30 Aug Diversity issues in the advertising world still hit a raw nerve for black professionals
First published in the Daily Maverick 168 weekly newspaper.
Stop talking about diversity in the integrated marketing communication sector and just get on with it already.
It’s hardly news: the industry (and clients) have talked about a lack of diversity for years and yet, in 2021, at the most prestigious marketing conference in Africa, such conversations are still being had – and needed.
It wasn’t the only discussion at the recent Nedbank IMC Conference – held virtually for a second year in a row because of the pandemic.
A host of top local and international speakers spoke powerfully about stories that sell, improving the industry in the pandemic era, opportunity, the power of going viral, and averting a crisis, but when Monalisa Zwambila and Sylvester Chauke spoke from the heart about not being heard or seen in a sector both feel so passionate about, it hit a raw nerve.
Chauke, the founder of marketing and brand consultancy DNA Brand Architects, has helped shape some of the biggest brands in SA, including Nandos, MTV, Comedy Central, DStv and Coca-Cola.
Chauke and his agency have won many accolades, most recently being named the Adweek Top 100 Fastest Growing Agency for 2020 and a PRISM for Campaign of the Year in 2019.
“Our industry is an exciting industry,”
Chauke said
If the industry was brutally honest with itself, Chauke said, it would face up to its biggest problems: not making space for difference, fearing speaking out, and walking on eggshells about diversity.
In 2019, DNA Brand Architects became the first black-run ad agency to win a PRISM Award, Africa’s most sought-after PR award. In 2021, they won the first black-owned Best Large PR Agency of the Year.
It was really cool, Chauke admits, but also “kind of embarrassing in a country that is serving majority black consumers. And I think that that is something that we need to look at quite closely… As an agency founder and chief, I fully understand the real fear that sits amongst agencies, the fear of long-term client relationships being at risk of extinction.
As a result, there is not enough honesty coming from clients and agencies. The barriers are real, and they’re reinforced for many, many people.
Zwambila agrees. As the founder and CEO of the full-service Riverbed Agency, she is on the board of the Association of Communications and Advertising and the Advertising Regulatory Board.
She is an industry veteran, with a string of awards behind her, including the MarkLives Woman of the Year for 2020, but it has been “a journey … of struggle, challenge, resilience and celebration”.

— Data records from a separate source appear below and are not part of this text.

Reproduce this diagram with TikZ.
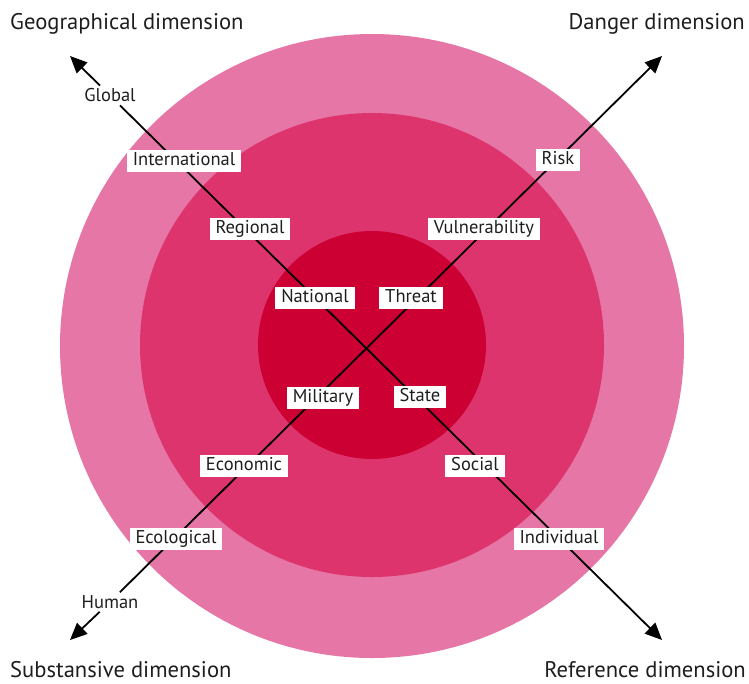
\documentclass[tikz,border=0pt]{standalone}
\usepackage{fontspec}
\setmainfont{PT Sans}
\usetikzlibrary{arrows.meta}
\definecolor{ringA}{RGB}{230,118,166}
\definecolor{ringB}{RGB}{222,52,110}
\definecolor{ringC}{RGB}{204,0,51}
\definecolor{ink}{RGB}{30,30,30}
\begin{document}
\begin{tikzpicture}[x=1pt,y=-1pt,
  lab/.style={fill=white, text=ink, font=\fontsize{18.5}{19}\selectfont, inner xsep=6pt, inner ysep=2.5pt, text height=13pt, text depth=4pt},
  endlab/.style={text=ink, font=\fontsize{18.5}{19}\selectfont, inner sep=3pt},
  ttl/.style={text=ink, font=\fontsize{22.6}{24}\selectfont, inner sep=0pt},
  axarr/.style={line width=1.8pt, draw=black, -{Triangle[length=17pt,width=15pt]}}]
\useasboundingbox (0,0) rectangle (749,683);
% rings
\fill[ringA] (372,346) circle (312pt);
\fill[ringB] (372,345) circle (232pt);
\fill[ringC] (372,345) circle (114pt);
% arrow tips
\coordinate (tl) at (70,56);
\coordinate (tr) at (662,56);
\coordinate (bl) at (70,640);
\coordinate (br) at (662,640);
% end labels
\node[endlab] (glob) at (110,95.5) {Global};
\node[endlab] (hum) at (110,602) {Human};
% axes
\draw[axarr] (glob) -- (tl);
\draw[axarr] (glob) -- (br);
\draw[axarr] (hum) -- (bl);
\draw[axarr] (hum) -- (tr);
% labels
\node[lab] (intl) at (184,161) {International};
\node[lab] (reg) at (250,229) {Regional};
\node[lab] (nat) at (315,297.5) {National};
\node[lab] (thr) at (411,297.5) {Threat};
\node[lab] (vul) at (484,228.5) {Vulnerability};
\node[lab] (risk) at (558,160) {Risk};
\node[lab] (mil) at (323,398) {Military};
\node[lab] (sta) at (420,396.5) {State};
\node[lab] (eco) at (244,466) {Economic};
\node[lab] (soc) at (475,466) {Social};
\node[lab] (ecol) at (176,539) {Ecological};
\node[lab] (ind) at (559,539) {Individual};
% titles
\node[ttl, anchor=base west] (tgeo) at (10,29) {Geographical dimension};
\node[ttl, anchor=base east] (tdan) at (745,29) {Danger dimension};
\node[ttl, anchor=base west] (tsub) at (10,677) {Substansive dimension};
\node[ttl, anchor=base east] (tref) at (746,677) {Reference dimension};
\end{tikzpicture}
\end{document}
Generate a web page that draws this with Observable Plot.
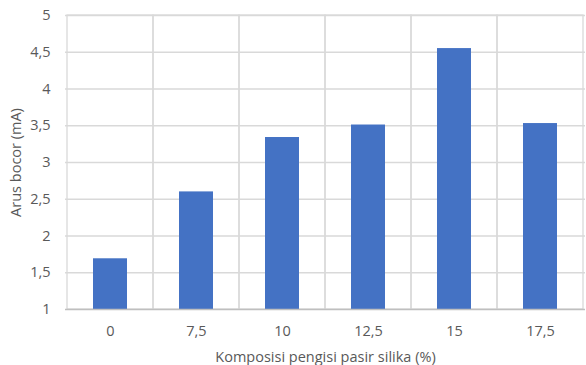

Many of the challenges have come from a lack of diversity in the industry, she says, so when she was asked to speak about making diversity in marketing the star of the show, it was a topic close to her heart and soul.
Almost 30 years after the fall of apartheid, the gender disparities remain enormous. “We’ve got gender pay gaps, amongst a plethora of other challenges that women face, and these barriers really create a problem for women to succeed not only in our industry, but broadly as well.
There has been progress, Zwambila says. Women have done amazing things, especially women of colour – the first woman of colour is now the vice-president of the US, and Ellen Sirleaf Johnson became the first woman in Africa elected as president of her country.
It shows that black excellence is starting to be recognised. Yet, although change is happening and can be applauded, the reality is that it should make us uncomfortable too, Zwambila says.
Citing Mark Lives data, Zwambila says the advertising industry’s revenue is about R7-billion, and that close to 70% of that market share is held by multinationals through network agencies; the rest of the market is held by network agencies or independents, and only 5% of that is held by black agencies.
This is wrong, she says, and something needs to change.
It’s demoralising, she says, to be told their agency is too small to do the work when other agencies are given opportunities.
Black agencies are tired of being “given a chance”.
“We want to be given an opportunity. Change is critical.”
“We want to be given an opportunity. Change is critical.”